# start of Data section

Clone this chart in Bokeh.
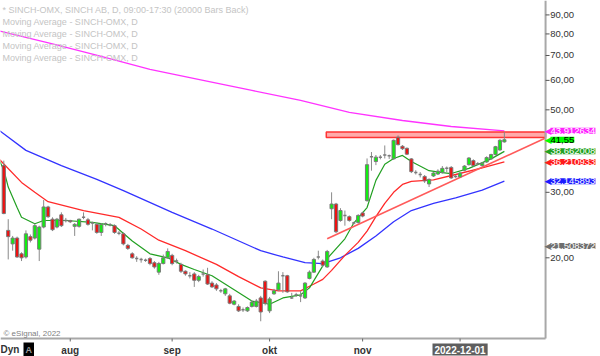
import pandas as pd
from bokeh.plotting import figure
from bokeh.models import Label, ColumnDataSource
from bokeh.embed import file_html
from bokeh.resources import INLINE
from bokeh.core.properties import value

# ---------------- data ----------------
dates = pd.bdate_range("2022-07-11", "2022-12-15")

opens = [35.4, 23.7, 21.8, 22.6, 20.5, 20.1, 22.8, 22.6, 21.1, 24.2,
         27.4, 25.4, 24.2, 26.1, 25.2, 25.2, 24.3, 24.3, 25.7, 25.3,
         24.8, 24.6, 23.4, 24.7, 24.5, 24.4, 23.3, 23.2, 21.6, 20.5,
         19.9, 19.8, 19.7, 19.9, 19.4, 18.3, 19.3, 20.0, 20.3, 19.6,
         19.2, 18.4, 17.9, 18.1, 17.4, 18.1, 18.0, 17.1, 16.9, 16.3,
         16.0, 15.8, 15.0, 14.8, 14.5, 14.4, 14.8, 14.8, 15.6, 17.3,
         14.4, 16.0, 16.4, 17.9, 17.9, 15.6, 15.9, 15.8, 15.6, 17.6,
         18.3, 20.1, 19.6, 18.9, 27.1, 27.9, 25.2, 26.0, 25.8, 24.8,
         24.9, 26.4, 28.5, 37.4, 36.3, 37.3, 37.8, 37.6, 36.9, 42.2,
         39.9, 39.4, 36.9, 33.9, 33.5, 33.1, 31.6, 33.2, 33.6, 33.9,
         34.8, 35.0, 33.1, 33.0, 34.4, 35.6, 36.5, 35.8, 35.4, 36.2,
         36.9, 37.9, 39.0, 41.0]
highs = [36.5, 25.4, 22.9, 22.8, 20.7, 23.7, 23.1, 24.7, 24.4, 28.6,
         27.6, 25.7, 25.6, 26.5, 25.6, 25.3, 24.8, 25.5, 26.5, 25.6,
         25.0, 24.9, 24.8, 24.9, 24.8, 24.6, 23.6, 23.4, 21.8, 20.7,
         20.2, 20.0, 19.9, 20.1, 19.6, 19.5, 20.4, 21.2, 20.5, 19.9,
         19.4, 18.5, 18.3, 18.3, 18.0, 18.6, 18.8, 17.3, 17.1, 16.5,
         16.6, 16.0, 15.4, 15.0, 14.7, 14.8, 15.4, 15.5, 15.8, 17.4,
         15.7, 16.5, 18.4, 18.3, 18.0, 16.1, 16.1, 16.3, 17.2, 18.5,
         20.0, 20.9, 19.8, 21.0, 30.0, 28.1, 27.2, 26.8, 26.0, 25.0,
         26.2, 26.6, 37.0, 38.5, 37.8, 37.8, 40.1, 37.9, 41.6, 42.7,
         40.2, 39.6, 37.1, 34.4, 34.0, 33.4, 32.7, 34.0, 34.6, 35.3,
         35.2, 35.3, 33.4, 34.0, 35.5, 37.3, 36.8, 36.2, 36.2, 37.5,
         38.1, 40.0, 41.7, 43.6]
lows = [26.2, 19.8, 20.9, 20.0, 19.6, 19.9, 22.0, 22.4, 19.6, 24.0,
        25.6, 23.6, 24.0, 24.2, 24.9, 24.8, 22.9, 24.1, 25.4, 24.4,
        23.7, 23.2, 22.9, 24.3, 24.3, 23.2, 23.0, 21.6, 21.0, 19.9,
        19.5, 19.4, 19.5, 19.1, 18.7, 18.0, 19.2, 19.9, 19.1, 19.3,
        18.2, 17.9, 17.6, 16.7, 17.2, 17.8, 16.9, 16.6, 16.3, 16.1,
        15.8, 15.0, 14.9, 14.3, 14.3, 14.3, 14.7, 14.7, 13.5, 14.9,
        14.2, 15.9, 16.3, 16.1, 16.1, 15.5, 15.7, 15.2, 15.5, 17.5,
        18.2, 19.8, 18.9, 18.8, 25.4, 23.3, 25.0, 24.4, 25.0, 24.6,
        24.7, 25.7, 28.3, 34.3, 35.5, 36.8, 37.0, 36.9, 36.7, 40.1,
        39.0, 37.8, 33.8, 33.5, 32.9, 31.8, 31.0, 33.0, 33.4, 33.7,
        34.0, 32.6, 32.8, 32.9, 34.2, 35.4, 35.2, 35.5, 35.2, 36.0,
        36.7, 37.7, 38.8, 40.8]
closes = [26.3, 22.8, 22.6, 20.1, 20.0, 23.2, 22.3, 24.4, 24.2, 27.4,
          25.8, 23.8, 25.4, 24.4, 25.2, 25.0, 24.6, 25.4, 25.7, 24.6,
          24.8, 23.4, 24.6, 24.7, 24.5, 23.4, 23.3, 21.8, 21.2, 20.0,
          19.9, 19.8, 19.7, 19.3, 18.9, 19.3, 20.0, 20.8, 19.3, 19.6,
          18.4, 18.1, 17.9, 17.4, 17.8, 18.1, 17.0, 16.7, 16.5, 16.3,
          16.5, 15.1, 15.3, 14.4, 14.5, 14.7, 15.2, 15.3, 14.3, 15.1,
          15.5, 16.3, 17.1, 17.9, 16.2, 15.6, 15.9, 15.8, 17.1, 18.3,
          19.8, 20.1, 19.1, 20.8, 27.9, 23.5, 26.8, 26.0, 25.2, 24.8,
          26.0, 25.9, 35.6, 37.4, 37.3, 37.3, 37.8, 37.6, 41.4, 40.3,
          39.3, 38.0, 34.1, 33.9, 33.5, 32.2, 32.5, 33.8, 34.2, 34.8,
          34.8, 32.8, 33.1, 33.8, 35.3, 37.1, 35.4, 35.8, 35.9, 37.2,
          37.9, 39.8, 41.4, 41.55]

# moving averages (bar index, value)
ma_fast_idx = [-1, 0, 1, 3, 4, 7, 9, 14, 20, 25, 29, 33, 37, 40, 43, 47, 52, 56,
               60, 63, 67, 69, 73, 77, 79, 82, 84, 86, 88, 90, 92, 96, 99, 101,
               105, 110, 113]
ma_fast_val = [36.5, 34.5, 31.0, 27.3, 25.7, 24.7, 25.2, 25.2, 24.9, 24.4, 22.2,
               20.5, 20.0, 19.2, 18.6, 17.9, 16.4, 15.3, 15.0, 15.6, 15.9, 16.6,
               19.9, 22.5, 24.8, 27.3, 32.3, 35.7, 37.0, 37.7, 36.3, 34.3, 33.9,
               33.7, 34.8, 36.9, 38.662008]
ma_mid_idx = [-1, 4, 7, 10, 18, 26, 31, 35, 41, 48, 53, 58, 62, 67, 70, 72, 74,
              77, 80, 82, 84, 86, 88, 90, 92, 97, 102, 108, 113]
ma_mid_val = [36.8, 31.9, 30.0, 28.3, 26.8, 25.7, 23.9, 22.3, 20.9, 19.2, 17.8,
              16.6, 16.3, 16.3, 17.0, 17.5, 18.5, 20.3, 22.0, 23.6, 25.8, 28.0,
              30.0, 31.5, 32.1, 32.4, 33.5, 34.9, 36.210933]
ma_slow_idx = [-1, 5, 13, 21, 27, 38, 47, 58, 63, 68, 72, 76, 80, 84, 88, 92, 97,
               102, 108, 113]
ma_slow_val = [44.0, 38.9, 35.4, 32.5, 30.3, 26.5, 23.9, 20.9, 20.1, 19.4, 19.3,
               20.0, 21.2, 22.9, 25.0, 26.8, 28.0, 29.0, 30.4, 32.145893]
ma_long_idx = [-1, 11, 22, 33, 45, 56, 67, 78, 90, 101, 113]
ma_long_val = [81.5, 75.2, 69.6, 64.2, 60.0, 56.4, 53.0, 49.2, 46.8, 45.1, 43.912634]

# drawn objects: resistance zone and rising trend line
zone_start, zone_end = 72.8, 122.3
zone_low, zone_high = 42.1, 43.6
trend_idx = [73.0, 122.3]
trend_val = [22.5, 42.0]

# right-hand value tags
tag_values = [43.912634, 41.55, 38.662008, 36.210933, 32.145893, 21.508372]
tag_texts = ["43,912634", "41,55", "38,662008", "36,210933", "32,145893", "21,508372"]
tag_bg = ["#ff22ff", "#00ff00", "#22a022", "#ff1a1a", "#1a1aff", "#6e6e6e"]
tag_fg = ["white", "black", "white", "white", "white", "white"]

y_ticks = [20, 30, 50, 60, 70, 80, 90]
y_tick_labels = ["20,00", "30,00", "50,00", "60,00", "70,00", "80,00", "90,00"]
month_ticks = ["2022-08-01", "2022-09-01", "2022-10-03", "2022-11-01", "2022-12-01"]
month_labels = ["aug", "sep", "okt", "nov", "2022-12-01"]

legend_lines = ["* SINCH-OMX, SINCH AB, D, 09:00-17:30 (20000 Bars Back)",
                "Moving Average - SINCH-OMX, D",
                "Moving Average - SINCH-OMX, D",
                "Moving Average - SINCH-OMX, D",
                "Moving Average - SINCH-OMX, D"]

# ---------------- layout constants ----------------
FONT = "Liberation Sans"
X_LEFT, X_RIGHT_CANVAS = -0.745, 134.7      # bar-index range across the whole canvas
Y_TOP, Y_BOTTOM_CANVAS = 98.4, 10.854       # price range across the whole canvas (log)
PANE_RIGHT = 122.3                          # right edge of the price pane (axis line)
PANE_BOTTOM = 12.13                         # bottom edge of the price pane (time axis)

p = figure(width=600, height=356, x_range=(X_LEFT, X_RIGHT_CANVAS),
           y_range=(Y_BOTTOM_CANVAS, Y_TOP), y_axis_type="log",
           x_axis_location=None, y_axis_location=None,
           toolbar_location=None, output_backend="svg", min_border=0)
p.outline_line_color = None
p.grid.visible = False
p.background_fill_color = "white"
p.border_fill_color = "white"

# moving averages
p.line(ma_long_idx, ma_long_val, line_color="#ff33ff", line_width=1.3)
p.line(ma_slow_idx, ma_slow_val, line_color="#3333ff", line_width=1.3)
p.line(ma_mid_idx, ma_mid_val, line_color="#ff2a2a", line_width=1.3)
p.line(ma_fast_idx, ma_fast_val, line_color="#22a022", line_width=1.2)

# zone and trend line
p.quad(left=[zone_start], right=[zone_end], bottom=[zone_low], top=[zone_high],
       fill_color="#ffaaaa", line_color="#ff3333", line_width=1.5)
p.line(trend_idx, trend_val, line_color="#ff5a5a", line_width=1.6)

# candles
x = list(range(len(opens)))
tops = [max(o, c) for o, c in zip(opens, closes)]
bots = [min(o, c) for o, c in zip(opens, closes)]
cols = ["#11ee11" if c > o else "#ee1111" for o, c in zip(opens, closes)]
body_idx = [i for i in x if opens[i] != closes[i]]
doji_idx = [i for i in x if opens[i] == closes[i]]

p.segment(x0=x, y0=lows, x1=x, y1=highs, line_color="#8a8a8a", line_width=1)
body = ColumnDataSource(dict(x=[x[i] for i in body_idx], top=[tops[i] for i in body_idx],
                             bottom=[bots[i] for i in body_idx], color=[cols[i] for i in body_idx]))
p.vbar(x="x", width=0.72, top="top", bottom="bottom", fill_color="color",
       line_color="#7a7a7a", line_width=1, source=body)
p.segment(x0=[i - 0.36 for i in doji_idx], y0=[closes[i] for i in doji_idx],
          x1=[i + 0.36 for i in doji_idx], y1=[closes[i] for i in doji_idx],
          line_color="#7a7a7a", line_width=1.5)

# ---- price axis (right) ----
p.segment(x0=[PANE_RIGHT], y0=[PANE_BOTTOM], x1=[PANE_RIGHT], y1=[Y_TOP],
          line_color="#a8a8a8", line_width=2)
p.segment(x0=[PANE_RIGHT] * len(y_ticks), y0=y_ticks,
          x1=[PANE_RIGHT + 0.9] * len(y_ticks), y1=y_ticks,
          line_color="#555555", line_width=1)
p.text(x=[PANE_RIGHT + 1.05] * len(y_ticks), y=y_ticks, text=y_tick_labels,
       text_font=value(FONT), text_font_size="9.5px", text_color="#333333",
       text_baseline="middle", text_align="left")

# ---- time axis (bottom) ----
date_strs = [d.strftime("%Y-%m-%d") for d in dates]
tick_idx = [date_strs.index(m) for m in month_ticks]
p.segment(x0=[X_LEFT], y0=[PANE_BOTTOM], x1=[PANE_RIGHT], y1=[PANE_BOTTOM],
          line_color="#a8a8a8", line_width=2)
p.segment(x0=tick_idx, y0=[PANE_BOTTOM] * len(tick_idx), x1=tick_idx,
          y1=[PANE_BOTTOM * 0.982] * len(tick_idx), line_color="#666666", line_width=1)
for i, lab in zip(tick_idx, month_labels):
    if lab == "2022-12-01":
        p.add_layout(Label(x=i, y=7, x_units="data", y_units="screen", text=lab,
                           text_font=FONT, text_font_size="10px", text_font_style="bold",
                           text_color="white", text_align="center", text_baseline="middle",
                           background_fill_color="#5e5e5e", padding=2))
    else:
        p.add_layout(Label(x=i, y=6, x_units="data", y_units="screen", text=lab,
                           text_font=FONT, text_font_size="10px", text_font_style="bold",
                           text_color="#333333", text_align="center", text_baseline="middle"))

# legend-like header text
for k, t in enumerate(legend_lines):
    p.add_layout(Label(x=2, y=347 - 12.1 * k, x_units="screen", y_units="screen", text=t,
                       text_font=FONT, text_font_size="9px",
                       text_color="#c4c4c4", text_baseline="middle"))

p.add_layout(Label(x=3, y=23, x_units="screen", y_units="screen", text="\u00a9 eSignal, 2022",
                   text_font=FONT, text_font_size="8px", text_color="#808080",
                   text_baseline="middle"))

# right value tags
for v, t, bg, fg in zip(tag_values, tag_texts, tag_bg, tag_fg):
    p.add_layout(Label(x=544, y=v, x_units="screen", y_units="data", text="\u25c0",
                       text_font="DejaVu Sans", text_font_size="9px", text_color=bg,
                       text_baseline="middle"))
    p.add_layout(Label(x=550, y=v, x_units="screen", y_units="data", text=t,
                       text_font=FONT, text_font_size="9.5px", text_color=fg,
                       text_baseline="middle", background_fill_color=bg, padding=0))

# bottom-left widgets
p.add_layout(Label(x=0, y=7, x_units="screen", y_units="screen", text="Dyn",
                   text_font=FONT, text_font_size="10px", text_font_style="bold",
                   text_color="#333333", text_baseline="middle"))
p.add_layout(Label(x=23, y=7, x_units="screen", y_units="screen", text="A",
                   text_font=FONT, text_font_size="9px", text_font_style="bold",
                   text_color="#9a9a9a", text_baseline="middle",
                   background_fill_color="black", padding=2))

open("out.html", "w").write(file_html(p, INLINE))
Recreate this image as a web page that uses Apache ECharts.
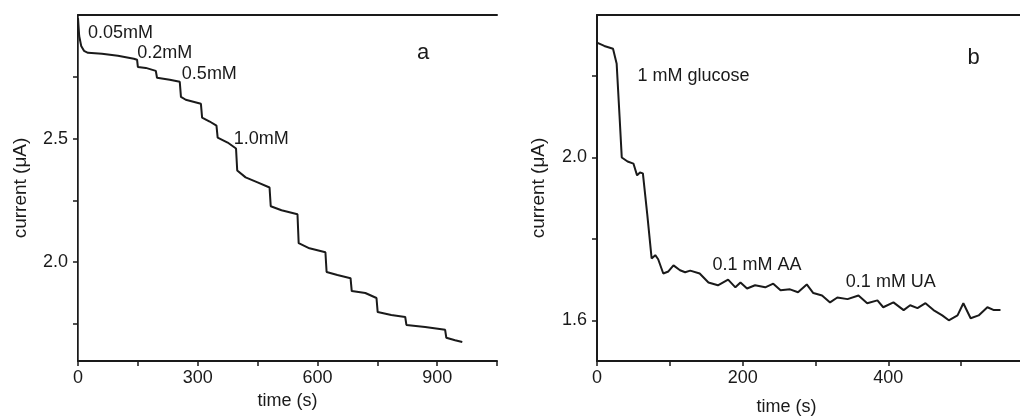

# end of Data section

**Exercise directions:** Count the lines in the material above where the string "this" appears, then state only that count.

**Expected output:** 2